The problem: Copy out the listing that follows, exactly, without its pictures.

Given data:
□ □ □ □

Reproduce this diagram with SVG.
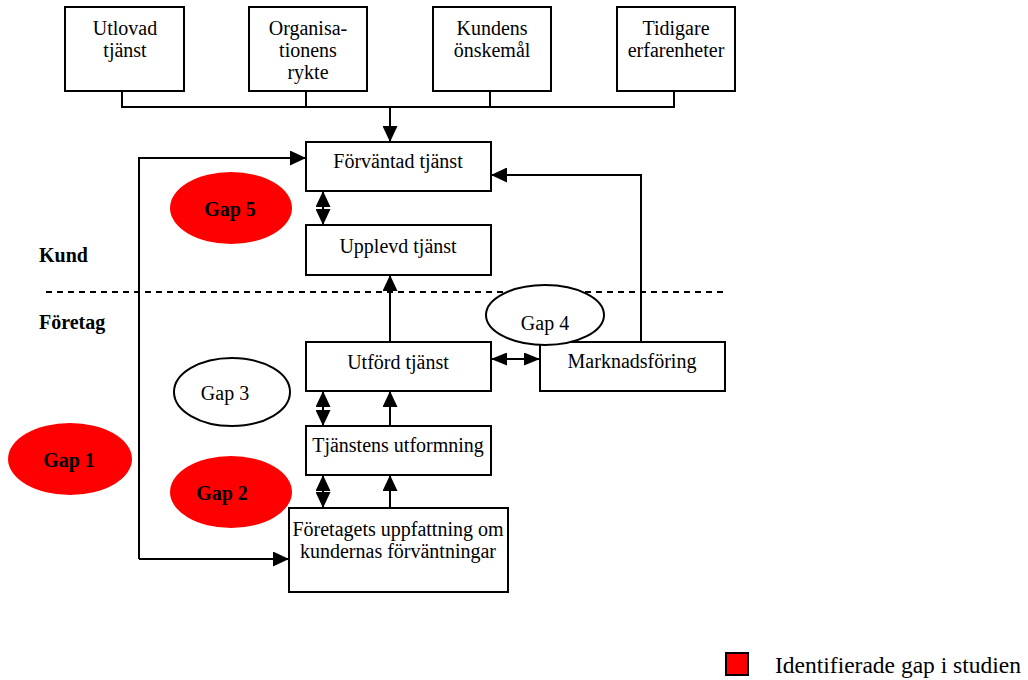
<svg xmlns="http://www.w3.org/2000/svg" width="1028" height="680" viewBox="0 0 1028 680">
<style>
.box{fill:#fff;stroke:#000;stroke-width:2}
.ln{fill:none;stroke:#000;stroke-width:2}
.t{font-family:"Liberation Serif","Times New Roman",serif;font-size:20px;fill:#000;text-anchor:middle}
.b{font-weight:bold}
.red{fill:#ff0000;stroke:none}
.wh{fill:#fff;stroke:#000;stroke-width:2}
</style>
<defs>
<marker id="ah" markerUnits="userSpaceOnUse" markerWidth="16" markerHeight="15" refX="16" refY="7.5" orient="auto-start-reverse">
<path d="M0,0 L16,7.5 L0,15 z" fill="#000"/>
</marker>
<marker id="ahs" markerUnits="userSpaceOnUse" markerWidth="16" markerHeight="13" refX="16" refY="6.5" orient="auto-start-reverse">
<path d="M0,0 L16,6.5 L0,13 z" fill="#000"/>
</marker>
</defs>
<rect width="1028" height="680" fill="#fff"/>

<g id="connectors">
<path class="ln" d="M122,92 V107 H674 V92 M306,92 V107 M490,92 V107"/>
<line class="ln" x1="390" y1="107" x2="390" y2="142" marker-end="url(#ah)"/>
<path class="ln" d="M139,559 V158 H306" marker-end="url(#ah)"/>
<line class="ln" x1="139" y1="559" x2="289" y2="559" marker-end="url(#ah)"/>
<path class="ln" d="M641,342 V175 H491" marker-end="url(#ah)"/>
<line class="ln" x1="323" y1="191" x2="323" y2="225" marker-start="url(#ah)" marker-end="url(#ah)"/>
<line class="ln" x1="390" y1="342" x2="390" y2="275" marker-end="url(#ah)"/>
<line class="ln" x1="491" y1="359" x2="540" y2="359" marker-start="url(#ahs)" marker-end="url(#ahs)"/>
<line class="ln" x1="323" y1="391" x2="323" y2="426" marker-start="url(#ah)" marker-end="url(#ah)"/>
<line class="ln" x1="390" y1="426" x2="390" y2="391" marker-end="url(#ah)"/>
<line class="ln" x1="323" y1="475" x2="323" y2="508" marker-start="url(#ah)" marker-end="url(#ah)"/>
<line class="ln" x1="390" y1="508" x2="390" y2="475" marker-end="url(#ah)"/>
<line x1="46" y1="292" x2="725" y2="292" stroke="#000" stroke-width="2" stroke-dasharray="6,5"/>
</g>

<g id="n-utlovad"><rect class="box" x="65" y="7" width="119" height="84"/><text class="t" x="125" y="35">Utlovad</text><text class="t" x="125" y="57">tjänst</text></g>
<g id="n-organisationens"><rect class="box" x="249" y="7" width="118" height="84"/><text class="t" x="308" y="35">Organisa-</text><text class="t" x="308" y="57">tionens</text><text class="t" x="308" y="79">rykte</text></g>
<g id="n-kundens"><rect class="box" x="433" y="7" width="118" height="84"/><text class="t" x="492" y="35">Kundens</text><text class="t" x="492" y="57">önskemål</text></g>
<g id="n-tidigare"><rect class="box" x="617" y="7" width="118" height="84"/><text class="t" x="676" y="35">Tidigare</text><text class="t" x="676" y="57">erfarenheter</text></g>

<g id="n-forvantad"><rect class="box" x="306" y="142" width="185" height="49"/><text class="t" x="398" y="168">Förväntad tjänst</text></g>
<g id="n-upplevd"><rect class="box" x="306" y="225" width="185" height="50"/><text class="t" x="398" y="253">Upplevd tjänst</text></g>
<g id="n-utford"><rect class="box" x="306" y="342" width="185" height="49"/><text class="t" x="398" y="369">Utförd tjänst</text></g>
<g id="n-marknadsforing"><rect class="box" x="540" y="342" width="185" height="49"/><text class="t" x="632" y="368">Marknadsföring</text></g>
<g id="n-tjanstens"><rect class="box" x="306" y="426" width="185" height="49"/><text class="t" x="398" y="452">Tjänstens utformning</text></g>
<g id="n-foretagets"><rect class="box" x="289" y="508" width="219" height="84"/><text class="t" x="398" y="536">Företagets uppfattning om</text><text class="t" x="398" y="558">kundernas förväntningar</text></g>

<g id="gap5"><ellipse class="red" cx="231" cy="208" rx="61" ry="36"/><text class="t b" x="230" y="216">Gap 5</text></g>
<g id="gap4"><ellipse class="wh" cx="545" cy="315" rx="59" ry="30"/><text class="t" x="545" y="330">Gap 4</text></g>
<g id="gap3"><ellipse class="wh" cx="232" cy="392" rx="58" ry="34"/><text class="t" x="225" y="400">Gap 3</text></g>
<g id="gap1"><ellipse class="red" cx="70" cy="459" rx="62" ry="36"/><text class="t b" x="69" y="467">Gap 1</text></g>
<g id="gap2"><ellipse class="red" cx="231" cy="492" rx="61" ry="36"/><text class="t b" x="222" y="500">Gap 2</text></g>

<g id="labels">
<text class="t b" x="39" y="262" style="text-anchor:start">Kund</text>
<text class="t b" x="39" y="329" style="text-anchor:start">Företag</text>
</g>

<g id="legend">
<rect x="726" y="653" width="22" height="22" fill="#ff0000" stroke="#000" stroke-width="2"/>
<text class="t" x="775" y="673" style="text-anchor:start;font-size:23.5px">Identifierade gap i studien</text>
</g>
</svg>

□ □ □ □

Answer to this task:
Reproduce this diagram with SVG.
<svg xmlns="http://www.w3.org/2000/svg" width="1028" height="680" viewBox="0 0 1028 680">
<style>
.box{fill:#fff;stroke:#000;stroke-width:2}
.ln{fill:none;stroke:#000;stroke-width:2}
.t{font-family:"Liberation Serif","Times New Roman",serif;font-size:20px;fill:#000;text-anchor:middle}
.b{font-weight:bold}
.red{fill:#ff0000;stroke:none}
.wh{fill:#fff;stroke:#000;stroke-width:2}
</style>
<defs>
<marker id="ah" markerUnits="userSpaceOnUse" markerWidth="16" markerHeight="15" refX="16" refY="7.5" orient="auto-start-reverse">
<path d="M0,0 L16,7.5 L0,15 z" fill="#000"/>
</marker>
<marker id="ahs" markerUnits="userSpaceOnUse" markerWidth="16" markerHeight="13" refX="16" refY="6.5" orient="auto-start-reverse">
<path d="M0,0 L16,6.5 L0,13 z" fill="#000"/>
</marker>
</defs>
<rect width="1028" height="680" fill="#fff"/>

<g id="connectors">
<path class="ln" d="M122,92 V107 H674 V92 M306,92 V107 M490,92 V107"/>
<line class="ln" x1="390" y1="107" x2="390" y2="142" marker-end="url(#ah)"/>
<path class="ln" d="M139,559 V158 H306" marker-end="url(#ah)"/>
<line class="ln" x1="139" y1="559" x2="289" y2="559" marker-end="url(#ah)"/>
<path class="ln" d="M641,342 V175 H491" marker-end="url(#ah)"/>
<line class="ln" x1="323" y1="191" x2="323" y2="225" marker-start="url(#ah)" marker-end="url(#ah)"/>
<line class="ln" x1="390" y1="342" x2="390" y2="275" marker-end="url(#ah)"/>
<line class="ln" x1="491" y1="359" x2="540" y2="359" marker-start="url(#ahs)" marker-end="url(#ahs)"/>
<line class="ln" x1="323" y1="391" x2="323" y2="426" marker-start="url(#ah)" marker-end="url(#ah)"/>
<line class="ln" x1="390" y1="426" x2="390" y2="391" marker-end="url(#ah)"/>
<line class="ln" x1="323" y1="475" x2="323" y2="508" marker-start="url(#ah)" marker-end="url(#ah)"/>
<line class="ln" x1="390" y1="508" x2="390" y2="475" marker-end="url(#ah)"/>
<line x1="46" y1="292" x2="725" y2="292" stroke="#000" stroke-width="2" stroke-dasharray="6,5"/>
</g>

<g id="n-utlovad"><rect class="box" x="65" y="7" width="119" height="84"/><text class="t" x="125" y="35">Utlovad</text><text class="t" x="125" y="57">tjänst</text></g>
<g id="n-organisationens"><rect class="box" x="249" y="7" width="118" height="84"/><text class="t" x="308" y="35">Organisa-</text><text class="t" x="308" y="57">tionens</text><text class="t" x="308" y="79">rykte</text></g>
<g id="n-kundens"><rect class="box" x="433" y="7" width="118" height="84"/><text class="t" x="492" y="35">Kundens</text><text class="t" x="492" y="57">önskemål</text></g>
<g id="n-tidigare"><rect class="box" x="617" y="7" width="118" height="84"/><text class="t" x="676" y="35">Tidigare</text><text class="t" x="676" y="57">erfarenheter</text></g>

<g id="n-forvantad"><rect class="box" x="306" y="142" width="185" height="49"/><text class="t" x="398" y="168">Förväntad tjänst</text></g>
<g id="n-upplevd"><rect class="box" x="306" y="225" width="185" height="50"/><text class="t" x="398" y="253">Upplevd tjänst</text></g>
<g id="n-utford"><rect class="box" x="306" y="342" width="185" height="49"/><text class="t" x="398" y="369">Utförd tjänst</text></g>
<g id="n-marknadsforing"><rect class="box" x="540" y="342" width="185" height="49"/><text class="t" x="632" y="368">Marknadsföring</text></g>
<g id="n-tjanstens"><rect class="box" x="306" y="426" width="185" height="49"/><text class="t" x="398" y="452">Tjänstens utformning</text></g>
<g id="n-foretagets"><rect class="box" x="289" y="508" width="219" height="84"/><text class="t" x="398" y="536">Företagets uppfattning om</text><text class="t" x="398" y="558">kundernas förväntningar</text></g>

<g id="gap5"><ellipse class="red" cx="231" cy="208" rx="61" ry="36"/><text class="t b" x="230" y="216">Gap 5</text></g>
<g id="gap4"><ellipse class="wh" cx="545" cy="315" rx="59" ry="30"/><text class="t" x="545" y="330">Gap 4</text></g>
<g id="gap3"><ellipse class="wh" cx="232" cy="392" rx="58" ry="34"/><text class="t" x="225" y="400">Gap 3</text></g>
<g id="gap1"><ellipse class="red" cx="70" cy="459" rx="62" ry="36"/><text class="t b" x="69" y="467">Gap 1</text></g>
<g id="gap2"><ellipse class="red" cx="231" cy="492" rx="61" ry="36"/><text class="t b" x="222" y="500">Gap 2</text></g>

<g id="labels">
<text class="t b" x="39" y="262" style="text-anchor:start">Kund</text>
<text class="t b" x="39" y="329" style="text-anchor:start">Företag</text>
</g>

<g id="legend">
<rect x="726" y="653" width="22" height="22" fill="#ff0000" stroke="#000" stroke-width="2"/>
<text class="t" x="775" y="673" style="text-anchor:start;font-size:23.5px">Identifierade gap i studien</text>
</g>
</svg>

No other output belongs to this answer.